◆ **Work to complete**:
Beginning with the line that contains "What Chart.js code" and ending with the line that contains "5.4, 0.8, 0.4];", reproduce each line exactly; include both and add nothing.

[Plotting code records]
+ + + + + + +

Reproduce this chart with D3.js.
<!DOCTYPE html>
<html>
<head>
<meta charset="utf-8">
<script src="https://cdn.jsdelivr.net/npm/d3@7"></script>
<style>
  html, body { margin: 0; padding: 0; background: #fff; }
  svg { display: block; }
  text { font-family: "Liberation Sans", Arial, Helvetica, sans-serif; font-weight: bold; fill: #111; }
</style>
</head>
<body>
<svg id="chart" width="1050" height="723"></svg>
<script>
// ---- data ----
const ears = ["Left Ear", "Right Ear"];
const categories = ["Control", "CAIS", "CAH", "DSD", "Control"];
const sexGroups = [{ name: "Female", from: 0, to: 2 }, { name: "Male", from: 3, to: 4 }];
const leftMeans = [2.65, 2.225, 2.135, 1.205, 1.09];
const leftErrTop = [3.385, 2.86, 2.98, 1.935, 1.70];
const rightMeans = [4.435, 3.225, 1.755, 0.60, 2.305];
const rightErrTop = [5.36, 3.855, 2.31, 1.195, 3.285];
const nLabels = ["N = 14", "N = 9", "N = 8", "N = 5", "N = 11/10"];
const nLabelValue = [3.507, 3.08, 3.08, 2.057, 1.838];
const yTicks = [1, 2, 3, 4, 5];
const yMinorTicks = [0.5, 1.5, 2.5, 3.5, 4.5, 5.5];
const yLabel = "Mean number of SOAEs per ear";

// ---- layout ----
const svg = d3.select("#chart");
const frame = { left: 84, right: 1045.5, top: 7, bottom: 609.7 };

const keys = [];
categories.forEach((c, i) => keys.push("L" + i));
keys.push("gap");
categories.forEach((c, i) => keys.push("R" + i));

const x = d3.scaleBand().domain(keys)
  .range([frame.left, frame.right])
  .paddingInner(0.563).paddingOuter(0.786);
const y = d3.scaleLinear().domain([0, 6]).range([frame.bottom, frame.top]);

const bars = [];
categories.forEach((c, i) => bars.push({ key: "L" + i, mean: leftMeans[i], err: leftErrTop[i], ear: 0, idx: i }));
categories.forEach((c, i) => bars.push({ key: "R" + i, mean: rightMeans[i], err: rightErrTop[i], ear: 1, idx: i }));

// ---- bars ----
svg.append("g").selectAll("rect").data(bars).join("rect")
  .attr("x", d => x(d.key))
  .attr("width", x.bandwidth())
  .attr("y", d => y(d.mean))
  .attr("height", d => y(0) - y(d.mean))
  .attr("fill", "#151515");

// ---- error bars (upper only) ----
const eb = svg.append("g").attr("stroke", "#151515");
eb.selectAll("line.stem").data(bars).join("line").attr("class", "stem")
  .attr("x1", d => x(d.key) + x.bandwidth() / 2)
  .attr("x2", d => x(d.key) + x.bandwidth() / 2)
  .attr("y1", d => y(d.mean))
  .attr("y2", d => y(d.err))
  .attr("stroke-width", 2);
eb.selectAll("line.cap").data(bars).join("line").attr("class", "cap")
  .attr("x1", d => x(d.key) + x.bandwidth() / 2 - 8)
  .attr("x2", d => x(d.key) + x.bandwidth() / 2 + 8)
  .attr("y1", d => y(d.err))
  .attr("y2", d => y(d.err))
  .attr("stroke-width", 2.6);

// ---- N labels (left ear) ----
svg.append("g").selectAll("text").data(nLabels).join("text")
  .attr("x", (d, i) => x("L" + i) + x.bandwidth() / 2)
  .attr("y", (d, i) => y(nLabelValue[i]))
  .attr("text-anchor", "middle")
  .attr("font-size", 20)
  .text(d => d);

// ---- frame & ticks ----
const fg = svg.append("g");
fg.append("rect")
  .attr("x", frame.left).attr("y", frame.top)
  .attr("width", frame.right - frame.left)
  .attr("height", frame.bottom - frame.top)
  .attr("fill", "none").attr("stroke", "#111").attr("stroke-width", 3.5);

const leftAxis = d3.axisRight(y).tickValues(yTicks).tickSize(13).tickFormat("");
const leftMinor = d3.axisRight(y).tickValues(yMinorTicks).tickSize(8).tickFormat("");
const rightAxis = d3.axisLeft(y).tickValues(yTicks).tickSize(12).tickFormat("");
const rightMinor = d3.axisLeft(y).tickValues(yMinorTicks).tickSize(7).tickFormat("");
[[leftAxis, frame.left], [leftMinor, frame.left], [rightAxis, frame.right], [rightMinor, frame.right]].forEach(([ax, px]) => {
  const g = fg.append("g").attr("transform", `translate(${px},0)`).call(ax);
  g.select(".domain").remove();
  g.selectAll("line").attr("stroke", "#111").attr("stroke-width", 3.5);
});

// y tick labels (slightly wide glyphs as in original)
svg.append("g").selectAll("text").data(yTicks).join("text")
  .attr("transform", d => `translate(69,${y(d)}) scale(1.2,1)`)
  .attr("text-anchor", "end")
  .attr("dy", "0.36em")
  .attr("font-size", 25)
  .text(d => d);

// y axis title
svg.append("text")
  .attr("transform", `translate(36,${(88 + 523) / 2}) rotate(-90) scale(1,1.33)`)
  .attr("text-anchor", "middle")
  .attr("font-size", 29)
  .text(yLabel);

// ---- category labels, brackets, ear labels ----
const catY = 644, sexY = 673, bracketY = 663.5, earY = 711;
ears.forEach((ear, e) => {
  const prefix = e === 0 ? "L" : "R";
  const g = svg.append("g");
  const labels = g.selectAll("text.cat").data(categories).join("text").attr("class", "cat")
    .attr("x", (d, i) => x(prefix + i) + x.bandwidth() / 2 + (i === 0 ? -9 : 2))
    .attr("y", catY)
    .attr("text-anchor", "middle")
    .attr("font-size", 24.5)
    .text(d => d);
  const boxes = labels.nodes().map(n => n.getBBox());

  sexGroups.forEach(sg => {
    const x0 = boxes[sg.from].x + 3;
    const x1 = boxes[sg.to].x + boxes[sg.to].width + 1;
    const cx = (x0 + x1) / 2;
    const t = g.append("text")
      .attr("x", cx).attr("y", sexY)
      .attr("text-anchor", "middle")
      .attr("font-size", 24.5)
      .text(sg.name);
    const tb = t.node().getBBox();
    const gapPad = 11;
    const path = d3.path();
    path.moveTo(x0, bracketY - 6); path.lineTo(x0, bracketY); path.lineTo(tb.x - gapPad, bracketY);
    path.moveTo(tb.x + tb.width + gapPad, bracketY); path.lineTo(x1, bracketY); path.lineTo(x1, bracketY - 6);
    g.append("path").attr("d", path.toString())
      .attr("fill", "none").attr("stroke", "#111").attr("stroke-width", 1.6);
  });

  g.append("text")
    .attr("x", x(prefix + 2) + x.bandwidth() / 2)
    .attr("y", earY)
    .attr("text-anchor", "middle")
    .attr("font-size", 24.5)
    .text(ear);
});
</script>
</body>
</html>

+ + + + + + +

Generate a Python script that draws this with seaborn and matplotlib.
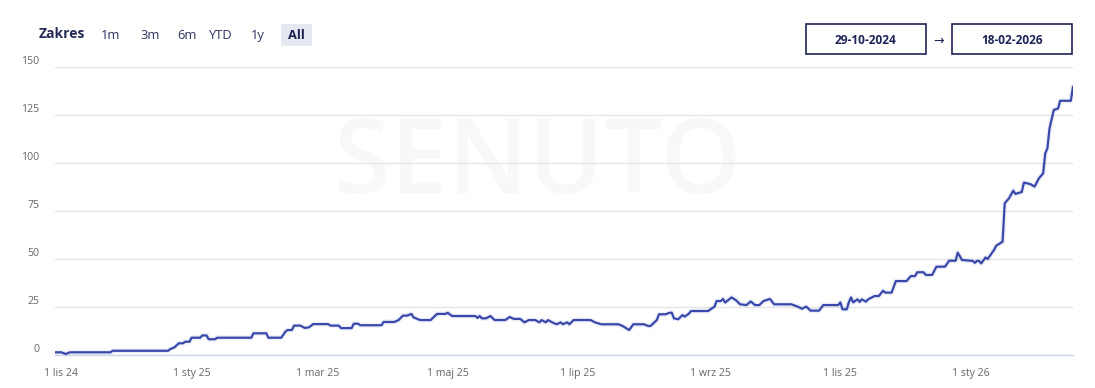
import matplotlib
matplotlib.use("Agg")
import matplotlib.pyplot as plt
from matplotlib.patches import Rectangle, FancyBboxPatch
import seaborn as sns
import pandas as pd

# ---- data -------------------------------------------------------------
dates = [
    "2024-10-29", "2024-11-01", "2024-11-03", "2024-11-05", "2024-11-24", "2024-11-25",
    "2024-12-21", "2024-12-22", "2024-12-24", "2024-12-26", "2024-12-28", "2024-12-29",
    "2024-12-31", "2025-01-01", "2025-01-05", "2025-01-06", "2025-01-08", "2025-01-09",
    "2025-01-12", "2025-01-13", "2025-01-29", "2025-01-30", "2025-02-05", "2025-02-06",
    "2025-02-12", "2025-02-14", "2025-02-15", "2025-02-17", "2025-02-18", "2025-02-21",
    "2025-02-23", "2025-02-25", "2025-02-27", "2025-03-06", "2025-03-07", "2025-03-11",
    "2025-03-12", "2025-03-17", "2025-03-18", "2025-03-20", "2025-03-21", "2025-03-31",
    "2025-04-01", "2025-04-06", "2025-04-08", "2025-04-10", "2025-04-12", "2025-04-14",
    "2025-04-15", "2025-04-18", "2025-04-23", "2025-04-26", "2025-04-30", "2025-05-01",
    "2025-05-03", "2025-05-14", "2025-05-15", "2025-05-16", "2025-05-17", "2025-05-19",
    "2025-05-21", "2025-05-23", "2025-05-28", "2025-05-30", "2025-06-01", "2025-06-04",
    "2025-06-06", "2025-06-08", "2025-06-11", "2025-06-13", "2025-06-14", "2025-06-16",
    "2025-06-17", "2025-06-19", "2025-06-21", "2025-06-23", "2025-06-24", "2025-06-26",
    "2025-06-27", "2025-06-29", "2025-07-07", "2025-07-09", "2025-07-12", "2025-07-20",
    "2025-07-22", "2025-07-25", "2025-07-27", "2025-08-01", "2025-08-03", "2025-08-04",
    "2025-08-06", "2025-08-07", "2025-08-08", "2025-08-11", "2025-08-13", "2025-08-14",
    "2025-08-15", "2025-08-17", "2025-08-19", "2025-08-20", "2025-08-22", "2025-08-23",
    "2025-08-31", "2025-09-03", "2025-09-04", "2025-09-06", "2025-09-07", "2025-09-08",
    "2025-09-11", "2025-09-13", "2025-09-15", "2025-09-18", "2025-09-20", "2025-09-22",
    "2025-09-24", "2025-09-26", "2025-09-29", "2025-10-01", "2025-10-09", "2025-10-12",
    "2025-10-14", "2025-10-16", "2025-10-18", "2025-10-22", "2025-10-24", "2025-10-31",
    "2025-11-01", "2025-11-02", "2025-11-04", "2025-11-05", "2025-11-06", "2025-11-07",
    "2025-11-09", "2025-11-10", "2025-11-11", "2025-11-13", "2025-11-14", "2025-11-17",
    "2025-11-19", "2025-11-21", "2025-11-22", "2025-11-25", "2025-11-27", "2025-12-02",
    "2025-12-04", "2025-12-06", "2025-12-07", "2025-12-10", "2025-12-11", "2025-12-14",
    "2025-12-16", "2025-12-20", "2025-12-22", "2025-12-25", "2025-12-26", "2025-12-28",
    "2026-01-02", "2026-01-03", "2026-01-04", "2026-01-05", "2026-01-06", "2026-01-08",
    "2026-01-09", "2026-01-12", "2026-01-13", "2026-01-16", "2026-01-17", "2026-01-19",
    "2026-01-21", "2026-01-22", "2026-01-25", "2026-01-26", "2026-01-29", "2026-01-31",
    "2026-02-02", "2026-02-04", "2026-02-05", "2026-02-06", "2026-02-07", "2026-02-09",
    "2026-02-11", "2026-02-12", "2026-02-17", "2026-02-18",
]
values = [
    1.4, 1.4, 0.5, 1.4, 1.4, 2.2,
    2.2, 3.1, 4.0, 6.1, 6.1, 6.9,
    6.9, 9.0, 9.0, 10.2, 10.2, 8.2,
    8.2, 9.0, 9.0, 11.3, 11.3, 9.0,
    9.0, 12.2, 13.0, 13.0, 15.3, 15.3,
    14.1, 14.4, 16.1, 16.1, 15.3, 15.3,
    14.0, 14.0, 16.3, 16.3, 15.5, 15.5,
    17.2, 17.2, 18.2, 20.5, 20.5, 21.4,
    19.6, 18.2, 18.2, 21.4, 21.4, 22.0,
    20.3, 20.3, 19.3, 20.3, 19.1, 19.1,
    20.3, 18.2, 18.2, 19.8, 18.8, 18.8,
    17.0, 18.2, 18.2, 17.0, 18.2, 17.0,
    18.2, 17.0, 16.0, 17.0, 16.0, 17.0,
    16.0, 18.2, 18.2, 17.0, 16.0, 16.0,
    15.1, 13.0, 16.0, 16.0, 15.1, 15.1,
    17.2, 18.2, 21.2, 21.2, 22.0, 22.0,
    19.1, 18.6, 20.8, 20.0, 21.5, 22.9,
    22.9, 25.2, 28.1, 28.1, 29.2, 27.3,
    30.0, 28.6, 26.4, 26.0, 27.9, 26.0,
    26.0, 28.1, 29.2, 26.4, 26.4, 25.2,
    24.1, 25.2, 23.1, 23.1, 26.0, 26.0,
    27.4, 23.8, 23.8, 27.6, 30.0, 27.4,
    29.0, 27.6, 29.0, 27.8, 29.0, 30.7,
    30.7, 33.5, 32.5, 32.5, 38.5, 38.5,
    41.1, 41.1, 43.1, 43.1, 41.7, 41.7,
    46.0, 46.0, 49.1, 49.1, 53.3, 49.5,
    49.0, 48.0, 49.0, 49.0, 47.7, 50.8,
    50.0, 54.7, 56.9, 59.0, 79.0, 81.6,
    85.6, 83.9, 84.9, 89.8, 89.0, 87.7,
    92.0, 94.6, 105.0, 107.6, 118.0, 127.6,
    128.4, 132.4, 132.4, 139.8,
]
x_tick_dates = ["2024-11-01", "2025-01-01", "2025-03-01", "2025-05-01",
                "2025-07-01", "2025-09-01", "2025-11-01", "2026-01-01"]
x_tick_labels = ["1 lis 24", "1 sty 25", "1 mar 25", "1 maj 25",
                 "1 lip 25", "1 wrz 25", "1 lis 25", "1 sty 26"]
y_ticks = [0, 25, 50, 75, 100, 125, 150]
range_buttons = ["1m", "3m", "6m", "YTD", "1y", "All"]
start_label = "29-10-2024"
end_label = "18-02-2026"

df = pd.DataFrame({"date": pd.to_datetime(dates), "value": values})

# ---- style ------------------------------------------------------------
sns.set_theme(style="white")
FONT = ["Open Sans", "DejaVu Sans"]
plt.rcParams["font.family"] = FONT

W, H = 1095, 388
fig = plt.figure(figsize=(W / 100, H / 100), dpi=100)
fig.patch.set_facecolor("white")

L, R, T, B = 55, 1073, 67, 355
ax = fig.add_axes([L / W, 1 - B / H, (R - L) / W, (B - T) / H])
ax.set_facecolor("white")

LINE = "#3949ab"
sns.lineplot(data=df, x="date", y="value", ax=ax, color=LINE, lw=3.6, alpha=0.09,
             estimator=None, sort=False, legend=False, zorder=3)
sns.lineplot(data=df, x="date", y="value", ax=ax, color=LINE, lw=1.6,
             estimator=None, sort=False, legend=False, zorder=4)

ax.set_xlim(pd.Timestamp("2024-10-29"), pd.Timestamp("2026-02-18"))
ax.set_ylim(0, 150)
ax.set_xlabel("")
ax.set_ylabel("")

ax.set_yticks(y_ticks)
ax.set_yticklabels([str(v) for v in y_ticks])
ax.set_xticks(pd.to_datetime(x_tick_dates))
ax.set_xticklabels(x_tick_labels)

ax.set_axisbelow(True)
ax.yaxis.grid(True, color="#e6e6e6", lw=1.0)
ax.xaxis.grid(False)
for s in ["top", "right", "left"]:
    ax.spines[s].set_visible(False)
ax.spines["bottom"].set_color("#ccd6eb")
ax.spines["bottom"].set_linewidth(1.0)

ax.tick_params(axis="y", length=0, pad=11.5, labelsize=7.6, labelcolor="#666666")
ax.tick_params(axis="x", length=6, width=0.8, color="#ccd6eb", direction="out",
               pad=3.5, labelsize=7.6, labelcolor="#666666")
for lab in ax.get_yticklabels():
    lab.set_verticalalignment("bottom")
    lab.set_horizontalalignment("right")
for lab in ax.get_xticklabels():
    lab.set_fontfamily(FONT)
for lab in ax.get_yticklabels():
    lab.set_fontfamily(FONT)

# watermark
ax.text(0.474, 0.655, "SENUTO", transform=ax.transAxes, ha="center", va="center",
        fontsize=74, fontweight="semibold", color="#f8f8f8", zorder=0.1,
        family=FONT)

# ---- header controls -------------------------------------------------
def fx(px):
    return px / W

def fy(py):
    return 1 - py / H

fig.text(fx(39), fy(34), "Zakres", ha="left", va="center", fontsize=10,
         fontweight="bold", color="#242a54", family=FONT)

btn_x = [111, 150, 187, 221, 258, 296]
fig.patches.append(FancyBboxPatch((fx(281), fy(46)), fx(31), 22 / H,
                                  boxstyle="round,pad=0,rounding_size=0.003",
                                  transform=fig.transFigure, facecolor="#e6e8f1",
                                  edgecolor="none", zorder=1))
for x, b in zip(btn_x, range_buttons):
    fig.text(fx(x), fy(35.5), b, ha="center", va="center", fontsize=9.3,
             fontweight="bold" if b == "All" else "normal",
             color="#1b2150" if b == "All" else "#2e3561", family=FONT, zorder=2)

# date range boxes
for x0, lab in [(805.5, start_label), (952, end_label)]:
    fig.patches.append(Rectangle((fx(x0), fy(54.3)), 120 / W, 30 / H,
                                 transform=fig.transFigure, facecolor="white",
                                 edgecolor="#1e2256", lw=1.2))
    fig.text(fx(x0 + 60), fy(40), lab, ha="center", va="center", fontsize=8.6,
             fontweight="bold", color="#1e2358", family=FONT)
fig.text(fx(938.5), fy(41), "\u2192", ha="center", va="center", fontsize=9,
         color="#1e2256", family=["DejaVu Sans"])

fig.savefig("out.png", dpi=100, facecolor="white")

+ + + + + + +

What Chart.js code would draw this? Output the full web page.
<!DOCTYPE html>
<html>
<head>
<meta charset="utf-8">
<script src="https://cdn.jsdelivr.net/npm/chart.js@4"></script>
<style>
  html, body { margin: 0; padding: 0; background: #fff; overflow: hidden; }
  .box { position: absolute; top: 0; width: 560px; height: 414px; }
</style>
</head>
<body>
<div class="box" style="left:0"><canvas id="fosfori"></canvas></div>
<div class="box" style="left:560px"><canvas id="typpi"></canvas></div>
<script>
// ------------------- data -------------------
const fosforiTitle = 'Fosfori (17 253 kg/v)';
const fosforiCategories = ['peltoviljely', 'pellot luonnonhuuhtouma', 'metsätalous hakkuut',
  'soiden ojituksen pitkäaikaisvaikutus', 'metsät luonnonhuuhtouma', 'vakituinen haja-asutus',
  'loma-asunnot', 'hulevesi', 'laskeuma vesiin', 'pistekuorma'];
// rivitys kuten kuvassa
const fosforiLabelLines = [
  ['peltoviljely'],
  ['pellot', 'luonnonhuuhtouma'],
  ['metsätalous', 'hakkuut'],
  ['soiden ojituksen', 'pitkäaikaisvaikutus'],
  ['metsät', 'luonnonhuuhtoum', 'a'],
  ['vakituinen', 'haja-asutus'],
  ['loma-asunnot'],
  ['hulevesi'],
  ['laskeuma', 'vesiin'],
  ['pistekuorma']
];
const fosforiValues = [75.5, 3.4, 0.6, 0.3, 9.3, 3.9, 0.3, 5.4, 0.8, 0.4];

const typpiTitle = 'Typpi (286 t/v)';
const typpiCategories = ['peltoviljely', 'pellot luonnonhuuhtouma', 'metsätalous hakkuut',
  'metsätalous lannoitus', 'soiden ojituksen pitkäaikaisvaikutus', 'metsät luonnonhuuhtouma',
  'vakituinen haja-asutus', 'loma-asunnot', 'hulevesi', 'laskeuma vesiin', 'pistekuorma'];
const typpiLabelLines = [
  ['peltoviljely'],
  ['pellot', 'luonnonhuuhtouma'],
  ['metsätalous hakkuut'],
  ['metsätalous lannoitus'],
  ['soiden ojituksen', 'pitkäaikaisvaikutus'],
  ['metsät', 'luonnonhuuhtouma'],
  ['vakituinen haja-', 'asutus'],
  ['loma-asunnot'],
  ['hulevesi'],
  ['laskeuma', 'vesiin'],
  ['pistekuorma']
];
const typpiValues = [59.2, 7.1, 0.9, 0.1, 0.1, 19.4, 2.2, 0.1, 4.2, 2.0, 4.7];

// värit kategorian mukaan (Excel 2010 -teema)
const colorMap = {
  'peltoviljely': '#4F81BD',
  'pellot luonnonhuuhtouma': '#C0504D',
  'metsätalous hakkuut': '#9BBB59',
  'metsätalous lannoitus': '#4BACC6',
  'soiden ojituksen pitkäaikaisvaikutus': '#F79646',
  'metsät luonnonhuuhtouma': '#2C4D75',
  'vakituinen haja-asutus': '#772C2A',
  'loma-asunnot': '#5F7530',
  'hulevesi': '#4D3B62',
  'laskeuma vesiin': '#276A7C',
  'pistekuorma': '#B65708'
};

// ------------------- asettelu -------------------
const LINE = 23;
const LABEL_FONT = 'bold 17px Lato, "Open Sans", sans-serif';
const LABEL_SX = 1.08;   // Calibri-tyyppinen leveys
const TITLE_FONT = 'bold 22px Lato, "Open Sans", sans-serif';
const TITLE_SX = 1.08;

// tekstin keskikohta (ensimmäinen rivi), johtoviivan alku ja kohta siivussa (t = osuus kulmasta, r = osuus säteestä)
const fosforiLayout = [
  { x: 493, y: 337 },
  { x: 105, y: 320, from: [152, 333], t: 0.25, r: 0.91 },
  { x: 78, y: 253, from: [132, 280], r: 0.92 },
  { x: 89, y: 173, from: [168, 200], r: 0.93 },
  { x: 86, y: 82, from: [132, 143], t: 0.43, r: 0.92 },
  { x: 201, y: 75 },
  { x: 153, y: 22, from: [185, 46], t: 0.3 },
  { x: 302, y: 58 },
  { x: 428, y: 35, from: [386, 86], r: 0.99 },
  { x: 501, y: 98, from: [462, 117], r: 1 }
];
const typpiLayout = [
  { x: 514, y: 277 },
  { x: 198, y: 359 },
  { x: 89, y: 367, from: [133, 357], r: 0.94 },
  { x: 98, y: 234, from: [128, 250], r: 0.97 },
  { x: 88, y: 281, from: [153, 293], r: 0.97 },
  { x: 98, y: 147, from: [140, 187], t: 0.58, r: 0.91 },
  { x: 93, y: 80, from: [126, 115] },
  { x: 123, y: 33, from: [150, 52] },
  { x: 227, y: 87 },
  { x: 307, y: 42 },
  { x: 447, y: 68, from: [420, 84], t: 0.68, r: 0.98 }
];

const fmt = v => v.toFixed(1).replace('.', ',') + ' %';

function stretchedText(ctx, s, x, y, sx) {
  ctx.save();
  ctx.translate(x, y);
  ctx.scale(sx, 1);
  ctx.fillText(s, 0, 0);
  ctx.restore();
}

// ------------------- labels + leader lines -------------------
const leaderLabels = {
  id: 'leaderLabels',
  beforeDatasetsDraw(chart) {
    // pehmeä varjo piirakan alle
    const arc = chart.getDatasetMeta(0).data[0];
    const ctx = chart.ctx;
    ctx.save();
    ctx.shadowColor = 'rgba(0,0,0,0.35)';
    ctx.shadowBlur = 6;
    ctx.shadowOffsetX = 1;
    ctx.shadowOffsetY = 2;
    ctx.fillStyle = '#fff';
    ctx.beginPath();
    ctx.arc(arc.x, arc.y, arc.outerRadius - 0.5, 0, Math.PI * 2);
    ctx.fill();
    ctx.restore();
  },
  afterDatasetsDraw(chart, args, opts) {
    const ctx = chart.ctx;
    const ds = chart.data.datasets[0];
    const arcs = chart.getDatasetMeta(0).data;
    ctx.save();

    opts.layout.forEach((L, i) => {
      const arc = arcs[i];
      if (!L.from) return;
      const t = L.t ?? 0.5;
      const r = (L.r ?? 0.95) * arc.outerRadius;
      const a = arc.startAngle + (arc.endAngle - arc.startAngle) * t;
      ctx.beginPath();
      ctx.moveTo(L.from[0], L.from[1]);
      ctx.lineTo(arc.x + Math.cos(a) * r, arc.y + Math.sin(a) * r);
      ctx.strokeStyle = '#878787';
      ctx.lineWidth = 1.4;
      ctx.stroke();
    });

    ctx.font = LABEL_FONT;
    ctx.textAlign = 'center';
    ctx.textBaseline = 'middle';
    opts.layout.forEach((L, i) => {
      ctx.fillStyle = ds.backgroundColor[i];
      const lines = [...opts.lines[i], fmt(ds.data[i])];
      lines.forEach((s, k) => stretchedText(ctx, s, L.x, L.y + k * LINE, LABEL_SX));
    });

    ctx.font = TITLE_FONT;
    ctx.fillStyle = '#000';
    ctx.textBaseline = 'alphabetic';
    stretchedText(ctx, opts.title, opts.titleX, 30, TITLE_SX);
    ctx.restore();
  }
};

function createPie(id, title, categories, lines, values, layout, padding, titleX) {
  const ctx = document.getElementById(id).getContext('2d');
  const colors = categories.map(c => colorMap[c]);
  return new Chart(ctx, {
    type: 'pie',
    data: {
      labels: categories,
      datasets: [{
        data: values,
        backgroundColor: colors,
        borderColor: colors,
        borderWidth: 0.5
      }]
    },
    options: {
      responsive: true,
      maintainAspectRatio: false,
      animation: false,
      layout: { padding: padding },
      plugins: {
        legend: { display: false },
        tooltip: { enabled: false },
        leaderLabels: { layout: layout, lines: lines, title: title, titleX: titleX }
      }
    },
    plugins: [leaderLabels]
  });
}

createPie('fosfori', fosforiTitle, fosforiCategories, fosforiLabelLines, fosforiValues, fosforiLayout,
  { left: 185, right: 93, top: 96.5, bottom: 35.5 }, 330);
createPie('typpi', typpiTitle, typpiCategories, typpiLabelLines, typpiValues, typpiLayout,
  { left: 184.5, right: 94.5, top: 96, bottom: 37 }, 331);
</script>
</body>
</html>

+ + + + + + +

◆ **Reply to the task**:
What Chart.js code would draw this? Output the full web page.
<!DOCTYPE html>
<html>
<head>
<meta charset="utf-8">
<script src="https://cdn.jsdelivr.net/npm/chart.js@4"></script>
<style>
  html, body { margin: 0; padding: 0; background: #fff; overflow: hidden; }
  .box { position: absolute; top: 0; width: 560px; height: 414px; }
</style>
</head>
<body>
<div class="box" style="left:0"><canvas id="fosfori"></canvas></div>
<div class="box" style="left:560px"><canvas id="typpi"></canvas></div>
<script>
// ------------------- data -------------------
const fosforiTitle = 'Fosfori (17 253 kg/v)';
const fosforiCategories = ['peltoviljely', 'pellot luonnonhuuhtouma', 'metsätalous hakkuut',
  'soiden ojituksen pitkäaikaisvaikutus', 'metsät luonnonhuuhtouma', 'vakituinen haja-asutus',
  'loma-asunnot', 'hulevesi', 'laskeuma vesiin', 'pistekuorma'];
// rivitys kuten kuvassa
const fosforiLabelLines = [
  ['peltoviljely'],
  ['pellot', 'luonnonhuuhtouma'],
  ['metsätalous', 'hakkuut'],
  ['soiden ojituksen', 'pitkäaikaisvaikutus'],
  ['metsät', 'luonnonhuuhtoum', 'a'],
  ['vakituinen', 'haja-asutus'],
  ['loma-asunnot'],
  ['hulevesi'],
  ['laskeuma', 'vesiin'],
  ['pistekuorma']
];
const fosforiValues = [75.5, 3.4, 0.6, 0.3, 9.3, 3.9, 0.3, 5.4, 0.8, 0.4];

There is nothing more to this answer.